Every conglomeration of more than a hundred people, no matter their color or heritage, now aspires to be a smaller, more exclusive version of Manhattan, with a string of malls and franchises and a write-up in The New Yorker. Santa Fe fell to this mindset 20 years ago, and SITE Sante Fe was the final death knell of anything real in the capitol. Taos wants to be a smaller version of Santa Fe, which is now a smaller version of Austin or Seattle or Denver, which are smaller versions of Los Angeles or New York City. The counterculture in Austin or Santa Fe now consists of hanging out at Whole Foods or getting tattoos. In other words, the counterculture is now defined by drinking four-dollar organic coffee sold to you by a “progressive” who busts unions and quotes Ayn Rand, Milton Friedman, and Ludwig von Mises. Yoga is the only thing that differentiates these people from Republicans.
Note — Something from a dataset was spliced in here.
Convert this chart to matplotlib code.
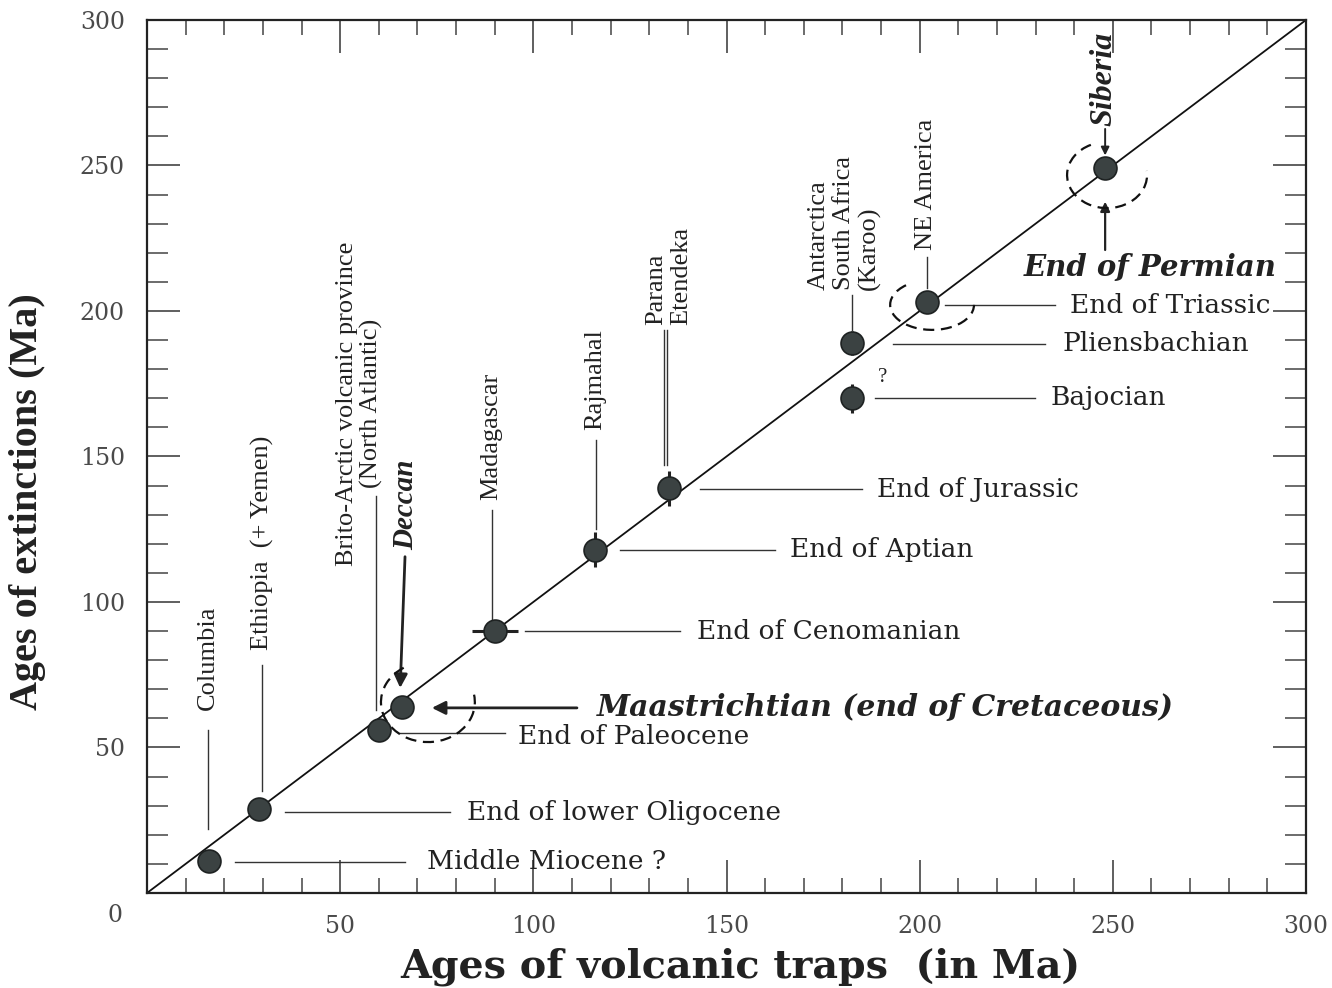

What does this have to do with the first part of my paper, you ask? Well, one reason we have arrived at this cultural abyss is that the meek realists were always too modest to answer the rising fools of the avant garde. The 20th century was a one-way battle, fought unilaterally by fakes and phonies dressed up as progressives. Here in Taos, the realists still won't answer. They still have nothing to say, even as Hickey and Hopper waltz into the town museum and take over the town paper, calling them morons to their face. If there were any real progressives here, they might be expected to point out that Hopper is a Republican, in favor of the various wars and Patriot Acts and Military Tribunals and Departments of Homeland Security. If there were any real artists here, they might be expected to point out that Hopper can't paint or sculpt to save his life. They might be expected to point out that Hickey is a self-appointed expert with no artistic credentials. Owning a gallery is not an artistic credential, since anyone can own a gallery. Owning a gallery is not a talent or an achievement. But the silence is its own sonic boom.
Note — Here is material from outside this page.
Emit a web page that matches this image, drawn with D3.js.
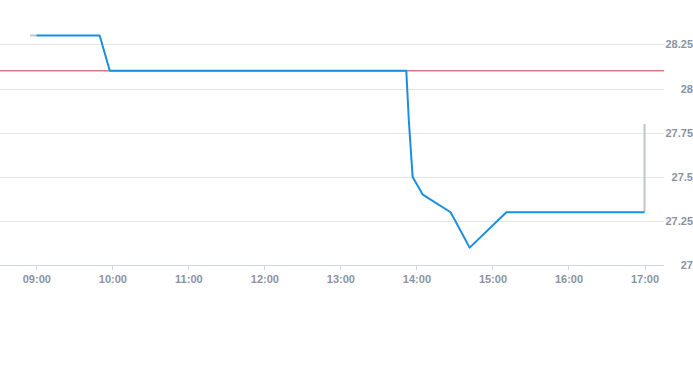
<!DOCTYPE html>
<html>
<head>
<meta charset="utf-8">
<script src="https://cdn.jsdelivr.net/npm/d3@7"></script>
<style>
    body { margin: 0; background: #fff; }
    svg { display: block; font-family: "Liberation Sans", Arial, sans-serif; }
</style>
</head>
<body>
<svg id="chart" width="693" height="365"></svg>
<script>
// intraday price, market hours
var marketTimes = ["09:00", "09:50", "09:58", "13:52", "13:54", "13:57", "14:05", "14:27", "14:42", "15:11", "17:00"];
var marketPrices = [28.3, 28.3, 28.1, 28.1, 27.82, 27.5, 27.4, 27.3, 27.1, 27.3, 27.3];
// pre / after hours
var preTimes = ["08:55", "09:00"];
var prePrices = [28.3, 28.3];
var postTimes = ["17:00", "17:00"];
var postPrices = [27.3, 27.8];
var prevClose = 28.1;
var xTicks = ["09:00", "10:00", "11:00", "12:00", "13:00", "14:00", "15:00", "16:00", "17:00"];
var yTicks = [27, 27.25, 27.5, 27.75, 28, 28.25];

var parse = d3.timeParse("%H:%M");
var svg = d3.select("#chart");

var plotRight = 664;
var x = d3.scaleTime()
    .domain([parse("09:00"), parse("17:00")])
    .range([36.3, 644.5]);
var y = d3.scaleLinear()
    .domain([27, 28.25])
    .range([265.3, 44.3]);

// horizontal grid + right labels
var yAxis = d3.axisRight(y)
    .tickValues(yTicks)
    .tickSize(-plotRight)
    .tickFormat(function (d) { return d3.format("")(d); });
var gy = svg.append("g")
    .attr("transform", "translate(" + plotRight + ",0)")
    .call(yAxis);
gy.select(".domain").remove();
gy.selectAll(".tick line").attr("stroke", "#e6e6e6").attr("shape-rendering", "crispEdges");
gy.selectAll(".tick text")
    .attr("x", 29)
    .attr("text-anchor", "end")
    .attr("fill", "#8a93a3")
    .style("font-size", "11px")
    .style("font-weight", "bold");

// x axis
var xAxis = d3.axisBottom(x)
    .tickValues(xTicks.map(parse))
    .tickSize(5)
    .tickFormat(d3.timeFormat("%H:%M"));
var gx = svg.append("g")
    .attr("transform", "translate(0," + y(27) + ")")
    .call(xAxis);
gx.select(".domain").remove();
gx.append("line")
    .attr("x1", 0).attr("x2", plotRight)
    .attr("stroke", "#ccd6eb").attr("shape-rendering", "crispEdges");
gx.selectAll(".tick line").attr("stroke", "#ccd6eb").attr("shape-rendering", "crispEdges");
gx.selectAll(".tick text")
    .attr("y", 10)
    .attr("fill", "#8a93a3")
    .style("font-size", "11px")
    .style("font-weight", "bold");

// previous close
svg.append("line")
    .attr("x1", 0).attr("x2", plotRight)
    .attr("y1", y(prevClose)).attr("y2", y(prevClose))
    .attr("stroke", "#c8413c")
    .attr("stroke-width", 1);

var line = d3.line()
    .x(function (d) { return x(parse(d[0])); })
    .y(function (d) { return y(d[1]); });

function draw(times, prices, color, w) {
    var pts = d3.zip(times, prices);
    svg.append("path")
        .datum(pts)
        .attr("d", line)
        .attr("fill", "none")
        .attr("stroke", color)
        .attr("stroke-width", w)
        .attr("stroke-linejoin", "round");
}
draw(preTimes, prePrices, "#bcc7d2", 2);
draw(postTimes, postPrices, "#bcc7d2", 2);
draw(marketTimes, marketPrices, "#1a8fdd", 2);
</script>
</body>
</html>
The whole town looks at me sideways, as some sort of denier of everyone's right to be an artist. If I will attack Hopper, I might attack them next. The entire art world looks at me sideways, as a closet fascist, because I will not grant respect to every worst fool and his most foolish creation. I want the hierarchy back, I want quality back, and I want standards back, and whether I want them back for good or bad reasons is not the question. I am a danger to every fool, and the majority is now a fool, and knows it. For these, I am no liberator, I am the unwelcome judgment. Hickey can ask for value judgments, to pad out his airy articles, but he cannot really desire them. A logical ranking, by any real standards, would put Hickey below the worst high-school painter. A reinstated Renaissance-style ranking would purge the avant garde of all its artists and writers. Not one soul would be left. The great deluge did not create such a depopulation as this ranking would.
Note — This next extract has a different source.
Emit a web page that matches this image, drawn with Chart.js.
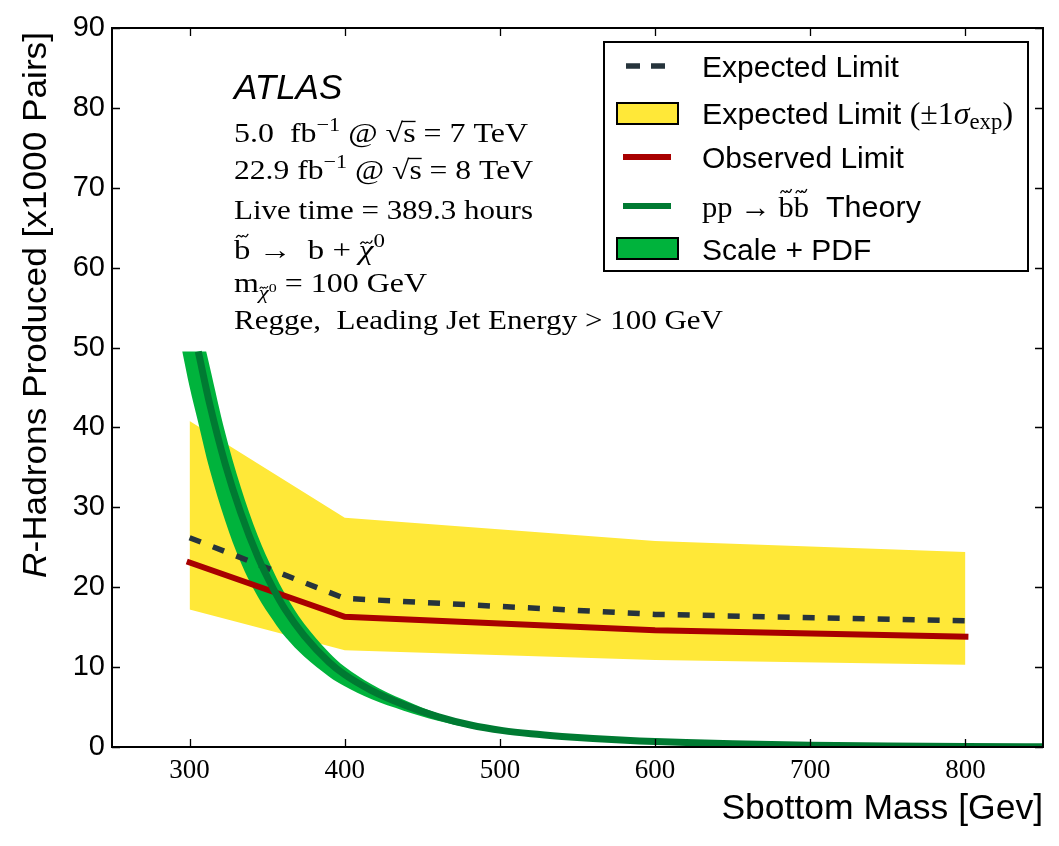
<!DOCTYPE html>
<html><head><meta charset="utf-8">
<script src="https://cdn.jsdelivr.net/npm/chart.js@4.4.1/dist/chart.umd.min.js"></script>
<style>html,body{margin:0;padding:0;background:#fff;}#wrap{position:relative;width:1059px;height:846px;}canvas{display:block;}</style>
</head><body><div id="wrap"><canvas id="c" width="1059" height="846"></canvas></div>
<script>
// ---- data ----
const massPoints    = [300, 400, 600, 800];
const expectedLimit = [26.2, 18.6, 16.6, 15.8];
const expectedUpper = [40.8, 28.7, 25.8, 24.4];
const expectedLower = [17.2, 12.1, 10.9, 10.3];
const observedLimit = [23.1, 16.3, 14.6, 13.8];

const theoryMass = [305.6, 313, 323, 333, 344, 354, 362, 374, 390, 400, 417, 438, 460, 481, 502, 520, 540, 560, 590, 620, 650, 700, 750, 800, 850];
const theoryXsec = [49.5, 42.9, 35.4, 29.3, 23.8, 19.8, 17.1, 13.9, 10.6, 9.05, 7.1, 5.3, 3.8, 2.75, 2.05, 1.65, 1.32, 1.06, 0.76, 0.55, 0.40, 0.23, 0.13, 0.07, 0.04];
const theoryUpMass = [310.7, 313, 323, 333, 344, 354, 362, 374, 390, 400, 417, 438, 460, 481, 502, 520, 540, 560, 590, 620, 650, 700, 750, 800, 850];
const theoryUp     = [49.5, 47.6, 39.3, 32.5, 26.4, 22.0, 19.0, 15.4, 11.8, 10.05, 7.9, 5.9, 4.2, 3.05, 2.27, 1.82, 1.45, 1.17, 0.83, 0.60, 0.44, 0.25, 0.14, 0.077, 0.044];
const theoryDownMass = [295.3, 300, 305.6, 313, 323, 333, 344, 354, 362, 374, 390, 400, 417, 438, 460, 481, 502, 520, 540, 560, 590, 620, 650, 700, 750, 800, 850];
const theoryDown     = [49.5, 45.1, 40.6, 34.7, 28.3, 23.1, 18.8, 15.8, 13.7, 11.3, 8.8, 7.6, 6.0, 4.55, 3.3, 2.4, 1.8, 1.45, 1.16, 0.93, 0.67, 0.48, 0.35, 0.20, 0.115, 0.062, 0.035];

const xTickValues = [300, 400, 500, 600, 700, 800];
const yTickValues = [0, 10, 20, 30, 40, 50, 60, 70, 80, 90];

const legendLabels = ['Expected Limit', 'Expected Limit', 'Observed Limit', 'Theory', 'Scale + PDF'];
const xTitle = 'Sbottom Mass [Gev]';
const yTitleItalic = 'R';
const yTitleRest = '-Hadrons Produced [x1000 Pairs]';

// ---- colours ----
const C_YELLOW = '#ffe838';
const C_GREEN_BAND = '#00b33c';
const C_GREEN_LINE = '#007a32';
const C_RED = '#a80000';
const C_DASH = '#26343c';

const pts = (xs, ys) => xs.map((x, i) => ({x, y: ys[i]}));
const bandShape = pts(theoryDownMass, theoryDown).concat(pts(theoryUpMass, theoryUp).reverse());

const SERIF = '"Liberation Serif", "DejaVu Serif", serif';
const SANS = '"Liberation Sans", Arial, sans-serif';

function segFont(s, base) {
  const size = base * (s.k || 1);
  return (s.it ? 'italic ' : '') + size + 'px ' + (s.sans ? SANS : SERIF);
}
function drawRich(ctx, segs, x, y, base, targetW) {
  let nat = 0;
  for (const s of segs) { ctx.font = segFont(s, base); nat += ctx.measureText(s.t).width; }
  const sx = targetW ? targetW / nat : 1;
  ctx.save();
  ctx.translate(x, y);
  ctx.scale(sx, 1);
  ctx.textAlign = 'left';
  ctx.textBaseline = 'alphabetic';
  let cx = 0;
  for (const s of segs) {
    ctx.font = segFont(s, base);
    const w = ctx.measureText(s.t).width;
    const dy = (s.dy || 0) * base;
    ctx.fillText(s.t, cx, dy);
    const size = base * (s.k || 1);
    if (s.tilde) {
      const cxm = cx + w / 2 + (s.tx || 0) * size;
      const hy = dy - s.tilde * size;
      const tw = 0.36 * size, th = 0.07 * size;
      ctx.save();
      ctx.lineWidth = Math.max(1, 0.045 * size);
      ctx.beginPath();
      ctx.moveTo(cxm - tw / 2, hy + th);
      ctx.bezierCurveTo(cxm - tw / 4, hy - th * 2, cxm - tw / 8, hy + th * 1.5, cxm, hy + th * 0.3);
      ctx.bezierCurveTo(cxm + tw / 8, hy - th * 1.2, cxm + tw / 4, hy + th * 2.5, cxm + tw / 2, hy - th);
      ctx.stroke();
      ctx.restore();
    }
    if (s.over) {
      ctx.save();
      ctx.lineWidth = Math.max(1, 0.05 * size);
      ctx.beginPath();
      ctx.moveTo(cx - s.over * size, dy - 0.76 * size);
      ctx.lineTo(cx + w, dy - 0.76 * size);
      ctx.stroke();
      ctx.restore();
    }
    cx += w;
  }
  ctx.restore();
}

const decorations = {
  id: 'decorations',
  afterDraw(chart) {
    const ctx = chart.ctx;
    const a = chart.chartArea;
    const xs = chart.scales.x, ys = chart.scales.y;
    ctx.save();
    // ticks (inward, all four sides)
    ctx.strokeStyle = '#000';
    ctx.lineWidth = 1.3;
    const tl = 8;
    ctx.beginPath();
    for (const v of xTickValues) {
      const p = Math.round(xs.getPixelForValue(v)) + 0.5;
      ctx.moveTo(p, a.bottom); ctx.lineTo(p, a.bottom - tl);
      ctx.moveTo(p, a.top); ctx.lineTo(p, a.top + tl);
    }
    for (const v of yTickValues) {
      const p = Math.round(ys.getPixelForValue(v)) + 0.5;
      ctx.moveTo(a.left, p); ctx.lineTo(a.left + tl, p);
      ctx.moveTo(a.right, p); ctx.lineTo(a.right - tl, p);
    }
    ctx.stroke();
    // frame
    ctx.lineWidth = 2;
    ctx.strokeRect(a.left, a.top, a.right - a.left, a.bottom - a.top);

    ctx.fillStyle = '#000';
    // axis titles
    ctx.font = '35.5px ' + SANS;
    ctx.textAlign = 'right';
    ctx.textBaseline = 'alphabetic';
    ctx.fillText(xTitle, a.right, 819);

    ctx.save();
    ctx.translate(46, 578);
    ctx.rotate(-Math.PI / 2);
    drawRich(ctx, [{t: yTitleItalic, sans: true, it: true}, {t: yTitleRest, sans: true}], 0, 0, 33, 546);
    ctx.restore();

    // ATLAS label and info text
    ctx.font = 'italic 35px ' + SANS;
    ctx.textAlign = 'left';
    ctx.fillText('ATLAS', 234, 99);

    const B = 27;
    drawRich(ctx, [{t: '5.0  fb'}, {t: '\u22121', k: 0.7, dy: -0.42}, {t: ' @ '}, {t: '\u221a'}, {t: 's', over: 0.05}, {t: ' = 7 TeV'}], 234, 142, B, 294);
    drawRich(ctx, [{t: '22.9 fb'}, {t: '\u22121', k: 0.7, dy: -0.42}, {t: ' @ '}, {t: '\u221a'}, {t: 's', over: 0.05}, {t: ' = 8 TeV'}], 234, 179, B, 299);
    drawRich(ctx, [{t: 'Live time = 389.3 hours'}], 234, 219, B, 299);
    drawRich(ctx, [{t: 'b', tilde: 0.86}, {t: ' \u2192  b + '}, {t: '\u03c7', it: true, tilde: 0.62}, {t: '0', k: 0.7, dy: -0.45}], 234, 259, B, 151);
    drawRich(ctx, [{t: 'm'}, {t: '\u03c7', it: true, k: 0.7, dy: 0.25, tilde: 0.6}, {t: '0', k: 0.5, dy: 0.0}, {t: ' = 100 GeV'}], 234, 292, B, 193);
    drawRich(ctx, [{t: 'Regge,  Leading Jet Energy > 100 GeV'}], 234, 329, B, 489);

    // legend
    ctx.fillStyle = '#fff';
    ctx.fillRect(604, 42, 424, 229);
    ctx.strokeStyle = '#000';
    ctx.lineWidth = 2;
    ctx.strokeRect(604, 42, 424, 229);

    // row 1: dashed
    ctx.save();
    ctx.strokeStyle = C_DASH; ctx.lineWidth = 5.5; ctx.setLineDash([14, 11]);
    ctx.beginPath(); ctx.moveTo(626, 66); ctx.lineTo(665, 66); ctx.stroke();
    ctx.restore();
    // row 2: yellow box
    ctx.fillStyle = C_YELLOW; ctx.fillRect(617, 103, 61, 21);
    ctx.strokeStyle = '#000'; ctx.lineWidth = 2; ctx.strokeRect(617, 103, 61, 21);
    // row 3: red line
    ctx.strokeStyle = C_RED; ctx.lineWidth = 6;
    ctx.beginPath(); ctx.moveTo(623, 157); ctx.lineTo(671, 157); ctx.stroke();
    // row 4: green line
    ctx.strokeStyle = C_GREEN_LINE; ctx.lineWidth = 6;
    ctx.beginPath(); ctx.moveTo(623, 206); ctx.lineTo(671, 206); ctx.stroke();
    // row 5: green box
    ctx.fillStyle = C_GREEN_BAND; ctx.fillRect(617, 238, 61, 21);
    ctx.strokeStyle = '#000'; ctx.lineWidth = 2; ctx.strokeRect(617, 238, 61, 21);

    ctx.fillStyle = '#000';
    const L = 30;
    drawRich(ctx, [{t: legendLabels[0], sans: true}], 702, 77, L);
    drawRich(ctx, [{t: legendLabels[1] + ' ', sans: true}, {t: '(\u00b11', k: 1.05}, {t: '\u03c3', it: true, k: 1.05}, {t: 'exp', k: 0.75, dy: 0.18}, {t: ')', k: 1.05}], 702, 124, L, 311);
    drawRich(ctx, [{t: legendLabels[2], sans: true}], 702, 168, L);
    drawRich(ctx, [{t: 'pp \u2192 '}, {t: 'b', tilde: 0.86}, {t: 'b', tilde: 0.86}, {t: '  ' + legendLabels[3], sans: true}], 702, 217, L, 219);
    drawRich(ctx, [{t: legendLabels[4], sans: true}], 702, 260, L);
    ctx.restore();
  }
};

new Chart(document.getElementById('c'), {
  type: 'line',
  data: {
    datasets: [
      { label: 'band-up', data: pts(massPoints, expectedUpper), borderWidth: 0, pointRadius: 0, backgroundColor: C_YELLOW, fill: '+1', order: 6, tension: 0 },
      { label: 'band-down', data: pts(massPoints, expectedLower), borderWidth: 0, pointRadius: 0, backgroundColor: C_YELLOW, fill: false, order: 6, tension: 0 },
      { label: 'Scale + PDF', data: bandShape, borderWidth: 0, pointRadius: 0, backgroundColor: C_GREEN_BAND, fill: 'shape', order: 5, tension: 0.35 },
      { label: 'Expected Limit', data: pts(massPoints, expectedLimit), borderColor: C_DASH, borderWidth: 5.5, borderDash: [12, 13], borderCapStyle: 'butt', pointRadius: 0, fill: false, order: 4, tension: 0 },
      { label: 'Observed Limit', data: pts(massPoints, observedLimit), borderColor: C_RED, borderWidth: 6, borderCapStyle: 'square', pointRadius: 0, fill: false, order: 3, tension: 0 },
      { label: 'Theory', data: pts(theoryMass, theoryXsec), borderColor: C_GREEN_LINE, borderWidth: 7, borderCapStyle: 'butt', pointRadius: 0, fill: false, order: 2, cubicInterpolationMode: 'monotone' }
    ]
  },
  options: {
    responsive: false,
    animation: false,
    devicePixelRatio: 1,
    layout: { padding: { left: 0, right: 16, top: 28, bottom: 0 } },
    plugins: { legend: { display: false }, tooltip: { enabled: false } },
    scales: {
      x: {
        type: 'linear', min: 250, max: 850,
        ticks: { color: '#000', padding: 8, maxRotation: 0, font: { family: SERIF, size: 27 } },
        afterBuildTicks: s => { s.ticks = xTickValues.map(v => ({value: v})); },
        grid: { display: false, drawTicks: false },
        border: { display: false },
        afterFit: s => { s.height = 99; }
      },
      y: {
        type: 'linear', min: 0, max: 90,
        ticks: { color: '#000', padding: 7, font: { family: SANS, size: 29 } },
        afterBuildTicks: s => { s.ticks = yTickValues.map(v => ({value: v})); },
        grid: { display: false, drawTicks: false },
        border: { display: false },
        afterFit: s => { s.width = 112; }
      }
    }
  },
  plugins: [decorations]
});
</script>
</body></html>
But we have seen nothing like this, and won't. The sensible and meek people of the 20th century preferred not to answer the fools, and those fools have have now codified the wisdom of their conceit. They have entrenched themselves in all the seats of power, in art and out of it. They have quite literally taken over the world. They have multiplied. They have begetted and begetted. In art they have buried the sensible people under a mile-high pile of shoddy and crumbling artifacts, tarting up every street corner and blackening every monument and vulgarizing every square and prostituting every plaza and profaning every holy place. And still the meek will not speak. The 21st century is even quieter than the 20th. They cannot find tongue to reply to the toothed Leviathan, since he is a Biblical monster too big to take on. Leave him to the Lord. They can only find the courage to write to me, complaining of my ego in holding Leviathan at the point of my single sword.